New railway line to avoid Serengeti


Uganda and Tanzania yesterday signed an agreement to cooperate in the construction of a new standard gauge railway line, with an estimated overall cost of nearly 2 billion US Dollars, connecting the lake side harbour of Port Bell / Kampala via rail-ferry to Mwanza and then to the Tanzanian coast.

The ministers overseeing the transport portfolio in both countries, Hon. Omar Nundu from Tanzania and his Ugandan counterpart Hon. Abraham Byandala signed the pact in Dodoma, Tanzania’s political capital and when taken to task over the route reassured conservationists and environmentalists that the rail track would not cross the Serengeti as has been rumoured but follow a route around the Southern park boundaries, as will incidentally the new highway connecting the same area with the rest of the country.
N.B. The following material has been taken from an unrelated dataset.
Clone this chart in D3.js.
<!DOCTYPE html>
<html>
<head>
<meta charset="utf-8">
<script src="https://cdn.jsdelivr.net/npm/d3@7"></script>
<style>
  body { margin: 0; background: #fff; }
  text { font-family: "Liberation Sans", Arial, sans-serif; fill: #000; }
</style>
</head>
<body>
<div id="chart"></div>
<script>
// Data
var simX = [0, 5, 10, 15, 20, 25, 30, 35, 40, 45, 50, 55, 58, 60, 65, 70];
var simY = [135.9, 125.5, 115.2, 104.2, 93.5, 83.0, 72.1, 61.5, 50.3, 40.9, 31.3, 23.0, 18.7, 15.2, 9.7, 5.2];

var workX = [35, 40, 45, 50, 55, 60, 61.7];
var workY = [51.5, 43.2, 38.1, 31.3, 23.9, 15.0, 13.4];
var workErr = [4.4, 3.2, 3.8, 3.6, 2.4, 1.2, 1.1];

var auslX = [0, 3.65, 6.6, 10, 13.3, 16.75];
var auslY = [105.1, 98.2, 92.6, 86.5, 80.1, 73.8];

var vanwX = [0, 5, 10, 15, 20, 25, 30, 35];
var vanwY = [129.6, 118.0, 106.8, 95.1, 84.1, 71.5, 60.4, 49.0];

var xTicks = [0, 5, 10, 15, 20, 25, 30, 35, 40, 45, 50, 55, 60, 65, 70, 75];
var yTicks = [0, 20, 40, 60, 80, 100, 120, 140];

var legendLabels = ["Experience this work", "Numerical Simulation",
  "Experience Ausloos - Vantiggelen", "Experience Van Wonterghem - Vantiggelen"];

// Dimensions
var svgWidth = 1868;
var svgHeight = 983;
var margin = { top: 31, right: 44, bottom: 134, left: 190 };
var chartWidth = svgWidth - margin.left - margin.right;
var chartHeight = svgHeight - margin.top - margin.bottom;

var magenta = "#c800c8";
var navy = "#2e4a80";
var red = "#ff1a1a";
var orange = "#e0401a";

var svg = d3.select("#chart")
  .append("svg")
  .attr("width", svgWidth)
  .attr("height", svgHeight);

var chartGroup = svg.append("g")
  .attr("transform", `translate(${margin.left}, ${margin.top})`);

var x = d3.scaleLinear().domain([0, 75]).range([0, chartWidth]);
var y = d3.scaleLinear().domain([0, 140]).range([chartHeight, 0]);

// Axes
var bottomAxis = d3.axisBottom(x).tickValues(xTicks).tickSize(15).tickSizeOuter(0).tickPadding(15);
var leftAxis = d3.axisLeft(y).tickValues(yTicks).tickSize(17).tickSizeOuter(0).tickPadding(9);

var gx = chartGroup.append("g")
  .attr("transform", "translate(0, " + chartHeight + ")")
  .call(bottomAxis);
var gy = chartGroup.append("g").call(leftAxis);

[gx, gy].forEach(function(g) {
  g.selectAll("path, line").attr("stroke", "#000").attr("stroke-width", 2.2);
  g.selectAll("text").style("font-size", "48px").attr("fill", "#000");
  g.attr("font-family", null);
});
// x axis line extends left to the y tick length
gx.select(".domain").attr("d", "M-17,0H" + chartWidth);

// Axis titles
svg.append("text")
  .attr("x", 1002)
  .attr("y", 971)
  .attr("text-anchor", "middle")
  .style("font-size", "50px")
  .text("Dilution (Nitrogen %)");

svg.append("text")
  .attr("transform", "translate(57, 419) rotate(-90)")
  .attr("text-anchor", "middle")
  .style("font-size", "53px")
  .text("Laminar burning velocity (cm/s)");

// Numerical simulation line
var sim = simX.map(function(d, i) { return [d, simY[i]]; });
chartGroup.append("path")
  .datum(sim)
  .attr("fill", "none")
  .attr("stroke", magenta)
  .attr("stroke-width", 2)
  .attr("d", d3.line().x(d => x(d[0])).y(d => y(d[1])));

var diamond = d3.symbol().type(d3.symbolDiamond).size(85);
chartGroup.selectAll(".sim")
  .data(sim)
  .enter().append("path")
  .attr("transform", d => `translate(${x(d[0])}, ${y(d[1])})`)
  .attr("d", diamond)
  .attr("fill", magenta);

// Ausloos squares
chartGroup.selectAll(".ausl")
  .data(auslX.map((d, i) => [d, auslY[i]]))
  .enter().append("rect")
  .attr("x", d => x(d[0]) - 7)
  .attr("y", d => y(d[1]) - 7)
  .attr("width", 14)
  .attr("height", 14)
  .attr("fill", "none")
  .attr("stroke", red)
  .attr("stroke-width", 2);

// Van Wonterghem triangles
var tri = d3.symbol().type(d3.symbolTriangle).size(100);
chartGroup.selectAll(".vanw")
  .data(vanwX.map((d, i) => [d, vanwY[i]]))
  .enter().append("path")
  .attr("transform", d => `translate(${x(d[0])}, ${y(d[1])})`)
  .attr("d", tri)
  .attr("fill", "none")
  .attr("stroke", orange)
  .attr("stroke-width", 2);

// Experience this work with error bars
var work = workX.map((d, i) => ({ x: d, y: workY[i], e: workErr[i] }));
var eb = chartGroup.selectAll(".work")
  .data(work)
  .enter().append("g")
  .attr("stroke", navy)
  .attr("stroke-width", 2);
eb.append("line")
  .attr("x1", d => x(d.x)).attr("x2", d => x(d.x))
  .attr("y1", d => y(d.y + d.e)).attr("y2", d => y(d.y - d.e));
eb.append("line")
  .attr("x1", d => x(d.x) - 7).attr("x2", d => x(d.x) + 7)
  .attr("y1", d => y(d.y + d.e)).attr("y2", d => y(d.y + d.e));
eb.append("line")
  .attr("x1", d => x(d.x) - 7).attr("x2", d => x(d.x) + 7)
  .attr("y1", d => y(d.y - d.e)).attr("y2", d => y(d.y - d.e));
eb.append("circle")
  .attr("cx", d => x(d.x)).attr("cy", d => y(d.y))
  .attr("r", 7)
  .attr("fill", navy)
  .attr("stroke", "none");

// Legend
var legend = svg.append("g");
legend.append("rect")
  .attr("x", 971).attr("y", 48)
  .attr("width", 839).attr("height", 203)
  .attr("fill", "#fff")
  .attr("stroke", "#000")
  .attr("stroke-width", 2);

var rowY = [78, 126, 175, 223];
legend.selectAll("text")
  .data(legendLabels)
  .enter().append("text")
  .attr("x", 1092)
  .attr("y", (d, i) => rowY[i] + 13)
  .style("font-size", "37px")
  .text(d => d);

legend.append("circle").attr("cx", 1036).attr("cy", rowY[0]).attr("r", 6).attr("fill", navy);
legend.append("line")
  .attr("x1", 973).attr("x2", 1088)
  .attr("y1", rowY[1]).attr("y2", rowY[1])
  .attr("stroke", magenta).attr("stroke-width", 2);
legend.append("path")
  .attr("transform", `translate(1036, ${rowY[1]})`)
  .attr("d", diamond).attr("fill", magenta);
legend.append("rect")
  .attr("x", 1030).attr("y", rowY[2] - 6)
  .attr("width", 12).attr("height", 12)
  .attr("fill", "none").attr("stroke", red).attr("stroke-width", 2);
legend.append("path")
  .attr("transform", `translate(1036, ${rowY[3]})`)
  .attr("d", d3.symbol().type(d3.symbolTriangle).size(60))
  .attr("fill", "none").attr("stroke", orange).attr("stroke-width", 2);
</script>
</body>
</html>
Here a decisive argument was finally won when common sense prevailed to keep the highway route out of the migration routes of the Serengeti and the commitment to have the new proposed railway follow a similar route is commendable and will be welcomed by the tourism fraternity too.

The Tanzanian railway development is also due to be linked to a greater use of a revamped rail network, extending and modernizing the links from Tanzania to initially Rwanda before then also reaching Burundi and the Eastern Congo.

This particular railway development is in line with Uganda’s declared intent to  reducing its almost singular reliance for imports and exports of the Kampala to Mombasa railway and road network via Kenya to create both redundancy as well as bring competitive pricing for transportation of exports and imports into play. The new rail is a parallel development to plans by Kenya Railways and its Ugandan counterpart to modernize the current narrow gauge line and create a standard gauge connection between Mombasa’s port and Uganda, where freight trains could cover the distance within a day instead of taking up to a week and longer right now, especially considering the regular problems with derailments due to the poor track conditions at sections of the railway.